[EXERCISE BRIEF]:
From the first line of the data below through the line holding "period_labels = ['-4', '-3', '-2', '-1', '0', '1', '2', '3+']", output each line exactly and leave the pictures out.

[LISTING]:
┄┄┄┄┄┄┄┄┄┄┄┄┄┄┄┄┄┄┄┄

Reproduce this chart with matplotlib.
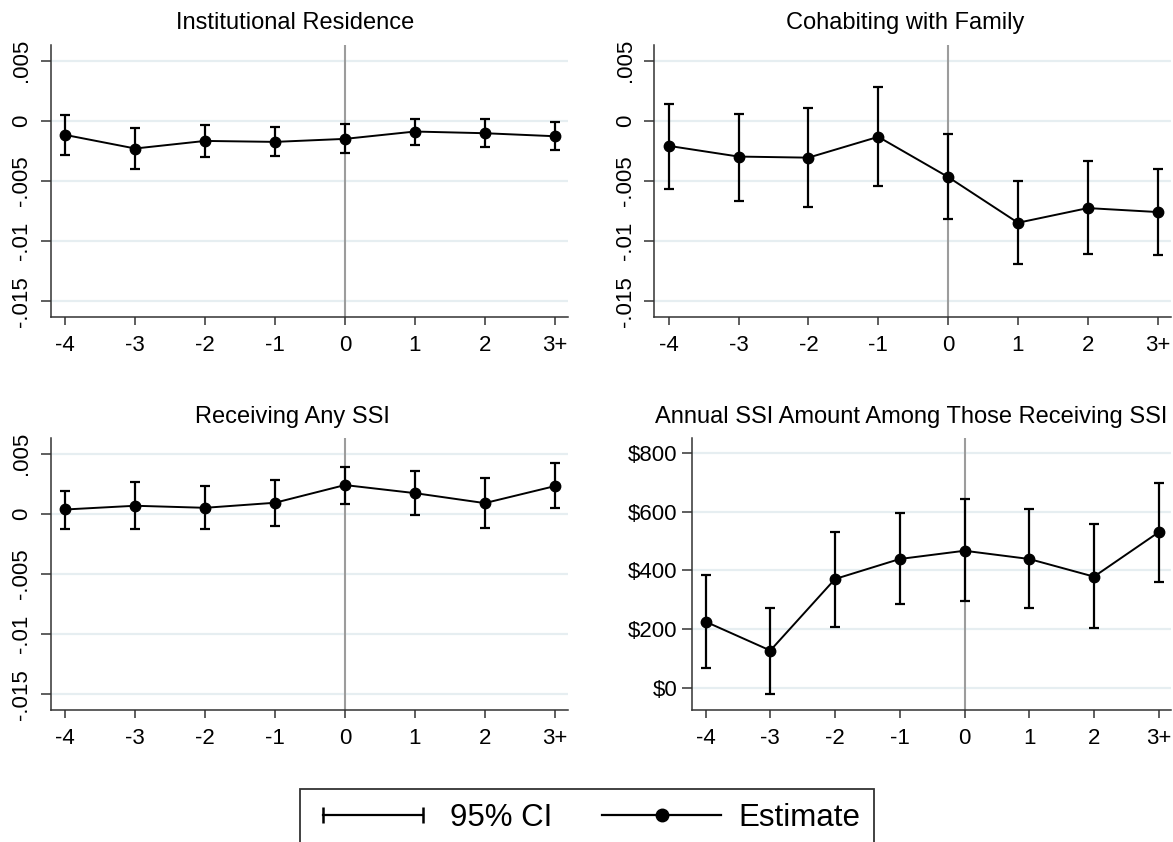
import matplotlib
matplotlib.use('Agg')
import matplotlib.pyplot as plt
from matplotlib.lines import Line2D
from matplotlib.legend_handler import HandlerLine2D

plt.rcParams['font.family'] = ['Liberation Sans', 'DejaVu Sans']

# === DATA === #
periods = [-4, -3, -2, -1, 0, 1, 2, 3]
period_labels = ['-4', '-3', '-2', '-1', '0', '1', '2', '3+']

inst_est = [-0.00117, -0.0023, -0.00167, -0.00175, -0.0015, -0.00089, -0.00103, -0.00128]
inst_hi = [0.0005, -0.00061, -0.00036, -0.00053, -0.00028, 0.00019, 0.00019, -0.00011]
inst_lo = [-0.00286, -0.004, -0.00303, -0.00294, -0.00264, -0.002, -0.00214, -0.00239]

fam_est = [-0.00208, -0.00297, -0.00306, -0.00133, -0.00467, -0.00847, -0.00725, -0.00758]
fam_hi = [0.00139, 0.00058, 0.00108, 0.0028, -0.00108, -0.00497, -0.00336, -0.00403]
fam_lo = [-0.00567, -0.00664, -0.0072, -0.00539, -0.00817, -0.01192, -0.01106, -0.01117]

ssi_est = [0.00036, 0.00067, 0.0005, 0.00092, 0.00239, 0.00172, 0.00089, 0.0023]
ssi_hi = [0.00192, 0.00267, 0.0023, 0.00278, 0.00392, 0.00353, 0.00297, 0.0042]
ssi_lo = [-0.00125, -0.00125, -0.00125, -0.00103, 0.00078, -0.00006, -0.00117, 0.00047]

amt_est = [226, 128, 371, 439, 467, 439, 379, 530]
amt_hi = [385, 271, 530, 595, 643, 609, 557, 698]
amt_lo = [70, -19, 208, 285, 295, 272, 205, 361]

share_ticks = [0.005, 0, -0.005, -0.01, -0.015]
share_labels = ['.005', '0', '-.005', '-.01', '-.015']
dollar_ticks = [800, 600, 400, 200, 0]
dollar_labels = ['$800', '$600', '$400', '$200', '$0']

titles = ['Institutional Residence', 'Cohabiting with Family',
          'Receiving Any SSI', 'Annual SSI Amount Among Those Receiving SSI']

W, H = 1173, 842
GRID = '#e6eef1'
FS = 16


def px_axes(fig, left, right, top, bottom):
    return fig.add_axes([left / W, 1 - bottom / H, (right - left) / W, (bottom - top) / H])


def panel(ax, est, lo, hi, yticks, ylabels, ylim, rotate):
    ax.set_xlim(-4.21, 3.19)
    ax.set_ylim(*ylim)
    ax.set_yticks(yticks)
    ax.set_yticklabels(ylabels)
    ax.set_xticks(periods)
    ax.set_xticklabels(period_labels)
    for y in yticks:
        ax.axhline(y, color=GRID, lw=1.6, zorder=0)
    ax.axvline(0, color='#9c9c9c', lw=1.5, zorder=1)

    err = [[e - l for e, l in zip(est, lo)], [h - e for e, h in zip(est, hi)]]
    ax.errorbar(periods, est, yerr=err, fmt='none', ecolor='black',
                elinewidth=1.6, capsize=3.6, capthick=1.6, zorder=3)
    ax.plot(periods, est, color='black', lw=1.4, marker='o', markersize=7.5, zorder=4)

    for side in ['top', 'right']:
        ax.spines[side].set_visible(False)
    for side in ['left', 'bottom']:
        ax.spines[side].set_color('#333333')
        ax.spines[side].set_linewidth(1.1)
    ax.tick_params(axis='x', length=6, width=1.1, color='#333333', labelsize=FS, pad=7)
    ax.tick_params(axis='y', length=7, width=1.1, color='#333333', labelsize=FS,
                   pad=6 if rotate else 3.5)
    if rotate:
        for lab in ax.get_yticklabels():
            lab.set_rotation(90)
            lab.set_va('center')


fig = plt.figure(figsize=(W / 100, H / 100), dpi=100)

share_lim = (-0.0163, 0.0063)

ax1 = px_axes(fig, 50.5, 568, 45, 317)
panel(ax1, inst_est, inst_lo, inst_hi, share_ticks, share_labels, share_lim, True)

ax2 = px_axes(fig, 654, 1171, 45, 317)
panel(ax2, fam_est, fam_lo, fam_hi, share_ticks, share_labels, share_lim, True)

ax3 = px_axes(fig, 50.5, 568, 438, 710)
panel(ax3, ssi_est, ssi_lo, ssi_hi, share_ticks, share_labels, share_lim, True)

ax4 = px_axes(fig, 692, 1171, 438, 710)
panel(ax4, amt_est, amt_lo, amt_hi, dollar_ticks, dollar_labels, (-74, 850), False)

# titles
TFS = 17
fig.text(295 / W, 1 - 23 / H, titles[0], ha='center', va='center', fontsize=TFS)
fig.text(905 / W, 1 - 23 / H, titles[1], ha='center', va='center', fontsize=TFS)
fig.text(292 / W, 1 - 417 / H, titles[2], ha='center', va='center', fontsize=TFS)
fig.text(911 / W, 1 - 417 / H, titles[3], ha='center', va='center', fontsize=TFS)

# legend
ci_handle = Line2D([], [], color='black', lw=1.6, marker='|', markersize=12, markeredgewidth=1.8)
est_handle = Line2D([], [], color='black', lw=1.6, marker='o', markersize=9)
leg = fig.legend([ci_handle, est_handle], ['95% CI', 'Estimate'], ncol=2,
                 loc='center', bbox_to_anchor=(587 / W, 1 - 818 / H),
                 fontsize=22.5, numpoints=2, handlelength=3.8, handletextpad=0.55,
                 columnspacing=1.6, borderpad=0.45, borderaxespad=0, fancybox=False,
                 handler_map={est_handle: HandlerLine2D(numpoints=1)})
leg.get_frame().set_edgecolor('black')
leg.get_frame().set_linewidth(1.3)

fig.savefig('out.png', dpi=100)
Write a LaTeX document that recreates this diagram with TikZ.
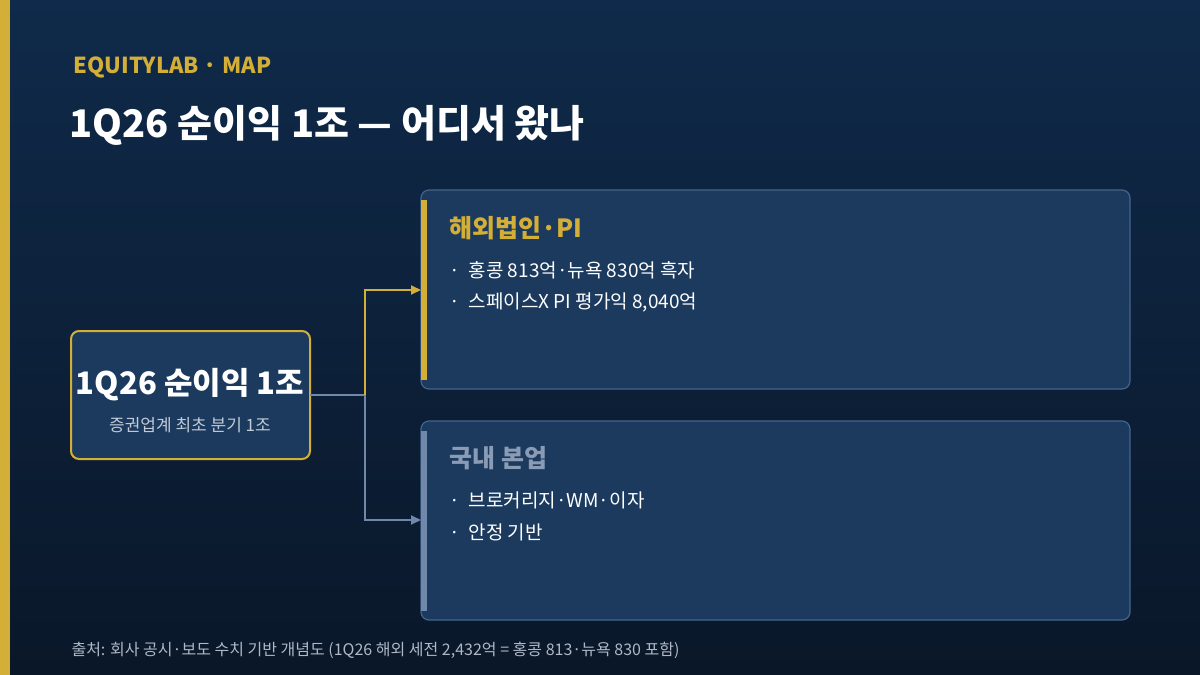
\documentclass[tikz,border=0pt]{standalone}
\usepackage{fontspec}
\setmainfont{Noto Sans CJK KR}
\usetikzlibrary{arrows.meta}
\definecolor{bgtop}{HTML}{0F2A4A}
\definecolor{bgbot}{HTML}{0A1729}
\definecolor{gold}{HTML}{D4AF37}
\definecolor{card}{HTML}{1B3A5E}
\definecolor{cardline}{HTML}{44648C}
\definecolor{steel}{HTML}{7088AA}
\definecolor{muted}{HTML}{8A9BB5}
\definecolor{sub}{HTML}{C2CAD6}
\definecolor{foot}{HTML}{AEB8C6}
\begin{document}
\begin{tikzpicture}[x=1pt,y=-1pt,
  cardbox/.style={draw=cardline,fill=card,line width=1.2pt,rounded corners=8pt},
  bul/.style={anchor=west,text=white,font=\fontsize{19}{22}\selectfont},
  conn/.style={line width=2pt,-{Triangle[length=10pt,width=9pt]}}]
\useasboundingbox (0,0) rectangle (1200,675);
\shade[top color=bgtop,bottom color=bgbot] (0,0) rectangle (1200,675);
\fill[gold] (0,0) rectangle (10,675);
\node[anchor=west,text=gold,font=\bfseries\fontsize{22}{26}\selectfont] (hdr) at (70,67) {EQUITYLAB · MAP};
\node[anchor=west,text=white,font=\bfseries\fontsize{38}{44}\selectfont] (ttl) at (66,125) {1Q26 순이익 1조 — 어디서 왔나};
% left box
\draw[draw=gold,fill=card,line width=2pt,rounded corners=8pt] (71,331) rectangle (310,459);
\node[text=white,font=\bfseries\fontsize{31}{36}\selectfont] (main) at (190,385) {1Q26 순이익 1조};
\node[text=sub,font=\fontsize{17}{20}\selectfont] (mainsub) at (190,425) {증권업계 최초 분기 1조};
% right cards
\draw[cardbox] (421,190) rectangle (1130,389);
\fill[gold] (421,200) rectangle (427,380);
\node[anchor=west,text=gold,font=\bfseries\fontsize{25}{30}\selectfont] (t1) at (446,228) {해외법인·PI};
\node[bul] (b11) at (446,270) {·\ \ 홍콩 813억·뉴욕 830억 흑자};
\node[bul] (b12) at (446,302) {·\ \ 스페이스X PI 평가익 8,040억};
\draw[cardbox] (421,421) rectangle (1130,620);
\fill[steel] (421,431) rectangle (427,611);
\node[anchor=west,text=muted,font=\bfseries\fontsize{25}{30}\selectfont] (t2) at (446,458) {국내 본업};
\node[bul] (b21) at (446,500) {·\ \ 브로커리지·WM·이자};
\node[bul] (b22) at (446,532) {·\ \ 안정 기반};
% connectors
\coordinate (src) at (310,395);
\coordinate (mid) at (365,395);
\coordinate (top) at (421,290);
\coordinate (bot) at (421,520);
\draw[steel,line width=2pt] (src) -- (mid);
\draw[conn,steel] (mid) |- (bot);
\draw[conn,gold] (mid) |- (top);
\node[anchor=west,text=foot,font=\fontsize{16}{19}\selectfont] (ft) at (68,650) {출처: 회사 공시·보도 수치 기반 개념도 (1Q26 해외 세전 2,432억 = 홍콩 813·뉴욕 830 포함)};
\end{tikzpicture}
\end{document}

┄┄┄┄┄┄┄┄┄┄┄┄┄┄┄┄┄┄┄┄

[TASK RESULT]:
Reproduce this chart with matplotlib.
import matplotlib
matplotlib.use('Agg')
import matplotlib.pyplot as plt
from matplotlib.lines import Line2D
from matplotlib.legend_handler import HandlerLine2D

plt.rcParams['font.family'] = ['Liberation Sans', 'DejaVu Sans']

# === DATA === #
periods = [-4, -3, -2, -1, 0, 1, 2, 3]
period_labels = ['-4', '-3', '-2', '-1', '0', '1', '2', '3+']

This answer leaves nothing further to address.